Orgullosos e indómitos, los dogón nunca se dejaron islamizar, y huyeron de las hordas almorávides hasta encontrar refugio en la falla de Bandiagara. Allí construyeron sus poblados en un terreno inaccesible que les ha mantenido alejados del mundo durante siglos, permitiéndoles preservar sus tradiciones y su modo de vida ancestral. En Bandiagara un zigzagueante camino de tierra encuentra milagrosamente una resquebrajadura que permite descender hasta el pie de la falla. Es evidente que acabamos de entrar en un mundo nuevo y desconocido. En la abrupta escarpadura que une la pared al llano, una sucesión de aldeas ordenadas y tan perfectamente fundidas con el terreno que obligan a forzar la vista para distinguirlas, se aprietan junto a la inmensa falla arenisca, horadada en múltiples puntos a media altura. Antes de la llegada de los dogón, vivían allí los tellem, un misterioso pueblo de pigmeos cazadores que habían construido sus moradas en la pared de la falla. Se supone que para acceder a sus viviendas utilizaban lianas hechas con corteza de baobab, pero los dogón los tenían por hombres capaces de volar y alcanzar sus arriscadas moradas de un solo salto. Los tellem desaparecieron un buen día, tras la llegada de los dogón, sin que nadie sepa a ciencia cierta adónde dirigieron sus pasos.

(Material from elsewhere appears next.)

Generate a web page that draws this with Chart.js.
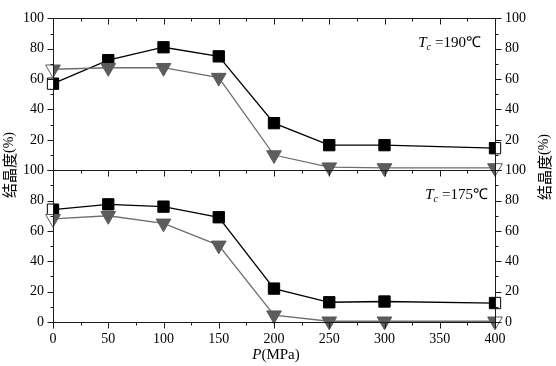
<!DOCTYPE html>
<html><head><meta charset="utf-8">
<script src="https://cdn.jsdelivr.net/npm/chart.js@4/dist/chart.umd.min.js"></script>
<style>html,body{margin:0;padding:0;background:#fff}#wrap{position:relative;width:556px;height:366px}
.pre{position:absolute;left:-999px;top:0;font-family:"Liberation Serif";}
.pre2{position:absolute;left:-999px;top:0;font-family:"Noto Sans CJK SC";}</style>
</head><body><div id="wrap"><canvas id="c" width="556" height="366"></canvas></div>
<span class="pre">0123 <i>TP</i></span><span class="pre2">结晶度</span>
<script>
// ---- data ----
const pressure = [0, 50, 100, 150, 200, 250, 300, 400];
const xTickValues = [0, 50, 100, 150, 200, 250, 300, 350, 400];
const yTickValues = [0, 20, 40, 60, 80, 100];
const square190 = [57, 72.5, 81, 75, 31, 16.5, 16.5, 14.5];
const triangle190 = [66.5, 67.5, 67.5, 61, 10, 2, 1.5, 1.5];
const square175 = [74, 77.5, 76, 69, 22, 13, 13.5, 12.5];
const triangle175 = [68, 70, 65, 50.5, 4.5, 0.5, 0.5, 0.5];
const panelTemps = ['=190℃', '=175℃'];
const yTitleCJK = '结晶度';
const yTitleUnit = '(%)';
const xTitleVar = 'P';
const xTitleUnit = '(MPa)';

const SERIF = '"Liberation Serif", "Times New Roman", serif';
const BLACK = '#000000';
const GRAY = '#5c5c5c';
const GRAY_LINE = '#6e6e6e';

function pts(ys) { return pressure.map((x, i) => ({ x: x, y: ys[i] })); }

function halfFill(color) {
  return (ctx) => {
    if (ctx.type !== 'data') return color;
    const i = ctx.dataIndex, last = pressure.length - 1;
    if (i !== 0 && i !== last) return color;
    const chart = ctx.chart;
    const sx = chart.scales && chart.scales.x;
    if (!sx) return color;
    const px = sx.getPixelForValue(pressure[i]);
    if (!isFinite(px)) return color;
    const g = chart.ctx.createLinearGradient(px - 10, 0, px + 10, 0);
    if (i === 0) {
      g.addColorStop(0, '#ffffff'); g.addColorStop(0.5, '#ffffff');
      g.addColorStop(0.5, color); g.addColorStop(1, color);
    } else {
      g.addColorStop(0, color); g.addColorStop(0.5, color);
      g.addColorStop(0.5, '#ffffff'); g.addColorStop(1, '#ffffff');
    }
    return g;
  };
}

function sqSet(ys, axis) {
  return {
    data: pts(ys), yAxisID: axis, borderColor: BLACK, borderWidth: 1.3, clip: false,
    pointStyle: 'rect', pointRadius: 8, pointBorderWidth: 1,
    pointBorderColor: BLACK, pointBackgroundColor: halfFill(BLACK), fill: false, tension: 0
  };
}
function triSet(ys, axis) {
  return {
    data: pts(ys), yAxisID: axis, borderColor: GRAY_LINE, borderWidth: 1.3, clip: false,
    pointStyle: 'triangle', pointRotation: 180, pointRadius: 8.5, pointBorderWidth: 1,
    pointBorderColor: GRAY, pointBackgroundColor: halfFill(GRAY), fill: false, tension: 0
  };
}

function yAxis(pos, stack, hideZero, width, pad) {
  return {
    type: 'linear', position: pos, stack: stack, stackWeight: 1,
    min: 0, max: 100,
    afterBuildTicks: (s) => { s.ticks = yTickValues.map(v => ({ value: v })); },
    ticks: {
      autoSkip: false, padding: pad, color: BLACK,
      font: { family: SERIF, size: 14 },
      callback: (v) => (hideZero && v === 0) ? '' : String(v)
    },
    grid: { display: false, drawTicks: false },
    border: { display: false },
    afterFit: (s) => { s.width = width; }
  };
}

const frame = {
  id: 'frame',
  afterDraw(chart) {
    const ctx = chart.ctx, ca = chart.chartArea;
    const sx = chart.scales.x, yT = chart.scales.yT, yB = chart.scales.yB;
    ctx.save();
    ctx.strokeStyle = '#1a1a1a';
    ctx.lineWidth = 1;
    const r = (v) => Math.round(v) + 0.5;
    [yT, yB].forEach(s => {
      ctx.strokeRect(r(ca.left), r(s.top), Math.round(ca.right) - Math.round(ca.left), Math.round(s.bottom) - Math.round(s.top));
    });
    ctx.beginPath();
    for (let v = 0; v <= 400; v += 25) {
      const px = r(sx.getPixelForValue(v));
      const len = (v % 50 === 0) ? 6 : 3;
      ctx.moveTo(px, r(yB.bottom)); ctx.lineTo(px, r(yB.bottom) + len);
      [yT, yB].forEach(s => { ctx.moveTo(px, r(s.top)); ctx.lineTo(px, r(s.top) + len); });
    }
    [yT, yB].forEach(s => {
      for (let v = 0; v <= 100; v += 10) {
        const py = r(s.getPixelForValue(v));
        const len = (v % 20 === 0) ? 6 : 3;
        ctx.moveTo(r(ca.left), py); ctx.lineTo(r(ca.left) - len, py);
        ctx.moveTo(r(ca.right), py); ctx.lineTo(r(ca.right) + len, py);
      }
    });
    ctx.stroke();

    ctx.fillStyle = BLACK;
    ctx.textBaseline = 'alphabetic';
    function drawTc(xRight, baseline, temp) {
      ctx.font = 'italic 15px ' + SERIF; const wT = ctx.measureText('T').width;
      ctx.font = 'italic 10px ' + SERIF; const wc = ctx.measureText('c').width;
      ctx.font = '15px ' + SERIF; const wr = ctx.measureText(temp).width;
      const gap = 4;
      let x = xRight - (wT + wc + gap + wr);
      ctx.textAlign = 'left';
      ctx.font = 'italic 15px ' + SERIF; ctx.fillText('T', x, baseline); x += wT;
      ctx.font = 'italic 10px ' + SERIF; ctx.fillText('c', x, baseline + 3); x += wc + gap;
      ctx.font = '15px ' + SERIF; ctx.fillText(temp, x, baseline);
    }
    drawTc(ca.right - 14, yT.top + 29, panelTemps[0]);
    drawTc(ca.right - 7, yB.top + 29, panelTemps[1]);

    ctx.font = 'italic 15px ' + SERIF; const wP = ctx.measureText(xTitleVar).width;
    ctx.font = '15px ' + SERIF; const wU = ctx.measureText(xTitleUnit).width;
    let xs = (ca.left + ca.right) / 2 + 2 - (wP + wU) / 2;
    ctx.textAlign = 'left';
    ctx.font = 'italic 15px ' + SERIF; ctx.fillText(xTitleVar, xs, 359);
    ctx.font = '15px ' + SERIF; ctx.fillText(xTitleUnit, xs + wP, 359);

    function yTitle(cx, cy) {
      ctx.save();
      ctx.translate(cx, cy);
      ctx.rotate(-Math.PI / 2);
      ctx.font = '15px "Noto Sans CJK SC"'; const w1 = ctx.measureText(yTitleCJK).width;
      ctx.font = '14px ' + SERIF; const w2 = ctx.measureText(yTitleUnit).width;
      let x0 = -(w1 + w2) / 2;
      ctx.textAlign = 'left';
      ctx.textBaseline = 'middle';
      ctx.font = '15px "Noto Sans CJK SC"'; ctx.fillText(yTitleCJK, x0, 0);
      ctx.font = '14px ' + SERIF; ctx.fillText(yTitleUnit, x0 + w1, 0);
      ctx.restore();
    }
    yTitle(9, 165);
    yTitle(544, 167);
    ctx.restore();
  }
};

function build() {
  new Chart(document.getElementById('c'), {
    type: 'line',
    data: {
      datasets: [
        triSet(triangle190, 'yT'),
        sqSet(square190, 'yT'),
        triSet(triangle175, 'yB'),
        sqSet(square175, 'yB')
      ]
    },
    options: {
      responsive: false, animation: false, devicePixelRatio: 1,
      layout: { padding: { top: 9, left: 0, right: 0, bottom: 0 } },
      plugins: { legend: { display: false }, tooltip: { enabled: false } },
      scales: {
        x: {
          type: 'linear', position: 'bottom', min: 0, max: 400,
          afterBuildTicks: (s) => { s.ticks = xTickValues.map(v => ({ value: v })); },
          ticks: { autoSkip: false, maxRotation: 0, padding: 9, color: BLACK, font: { family: SERIF, size: 14 } },
          grid: { display: false, drawTicks: false },
          border: { display: false },
          afterFit: (s) => { s.height = 44; }
        },
        yB: yAxis('left', 'L', false, 53, 9),
        yT: yAxis('left', 'L', true, 53, 9),
        rT: yAxis('right', 'R', true, 61, 10),
        rB: yAxis('right', 'R', false, 61, 10)
      }
    },
    plugins: [frame]
  });
}

Promise.all([
  document.fonts.load('14px "Liberation Serif"'),
  document.fonts.load('italic 15px "Liberation Serif"'),
  document.fonts.load('15px "Noto Sans CJK SC"', '结晶度')
]).then(build, build);
</script>
</body></html>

Desde entonces, los nuevos moradores utilizan aquellas oquedades para depositar a sus muertos.
Nadie que llegue aquí puede resistir la tentación de trepar hasta alguna de las aldeas. La más próxima es Banani. El camino serpentea agónicamente, ladera arriba, por una estrecha torrentera de grandes piedras reconvertida en sendero ocasional. Hay que sudar la gota gorda bajo un sol de justicia para llegar al paraíso. Las primeras cabañas de barro (ginna) aparecen construidas en terrazas. Todas son idénticas, con muchas pequeñas estancias para el jefe de familia, sus esposas e hijos, granero, almacén y establo, todas dispuestas de forma que simbolizan el cuerpo humano. Los graneros constituyen, quizá, la más peculiar de las construcciones dogón, ya que tienen una base cuadrada que se estrecha piramidalmente a medida que asciende hasta quedar rematada por un techo de paja que recuerda el sombrero de una bruja. Sin embargo, el más importante de los edificios comunales es la toguna, o 'casa de la palabra', especie de parlamento donde se reúnen los ancianos de la tribu. La toguna de Banani consta de una plataforma cuadrada y un techo plano de palitroques cuidadosamente entrelazados en capas, que puede tener más de dos metros de espesor, sujeto por ocho recias columnas de piedra. Lo más curioso es que el espacio libre entre el suelo y el techo no pasa del metro veinte, lo que obliga a los ancianos a permanecer sentados todo el tiempo.
La 'casa de las mujeres'
Entre tanta geometría poliédrica, sorprende un curioso edificio circular, denominado 'casa de las mujeres', en el que todas las féminas de la comunidad deben permanecer recluidas el tiempo que dure su menstruación, ya que se consideran impuras durante ese período. Esas estancias, de techo muy bajo, se emplean también como paritorios ocasionales, donde la parturienta ha de permanecer aislada de cualquier otro miembro de la tribu. Por razones que nadie supo explicarme, muchos de esos recintos están decorados con figuras de barro de ambos sexos, en las que destacan unos enormes genitales adornados con auténtico vello púbico. Otra singularidad.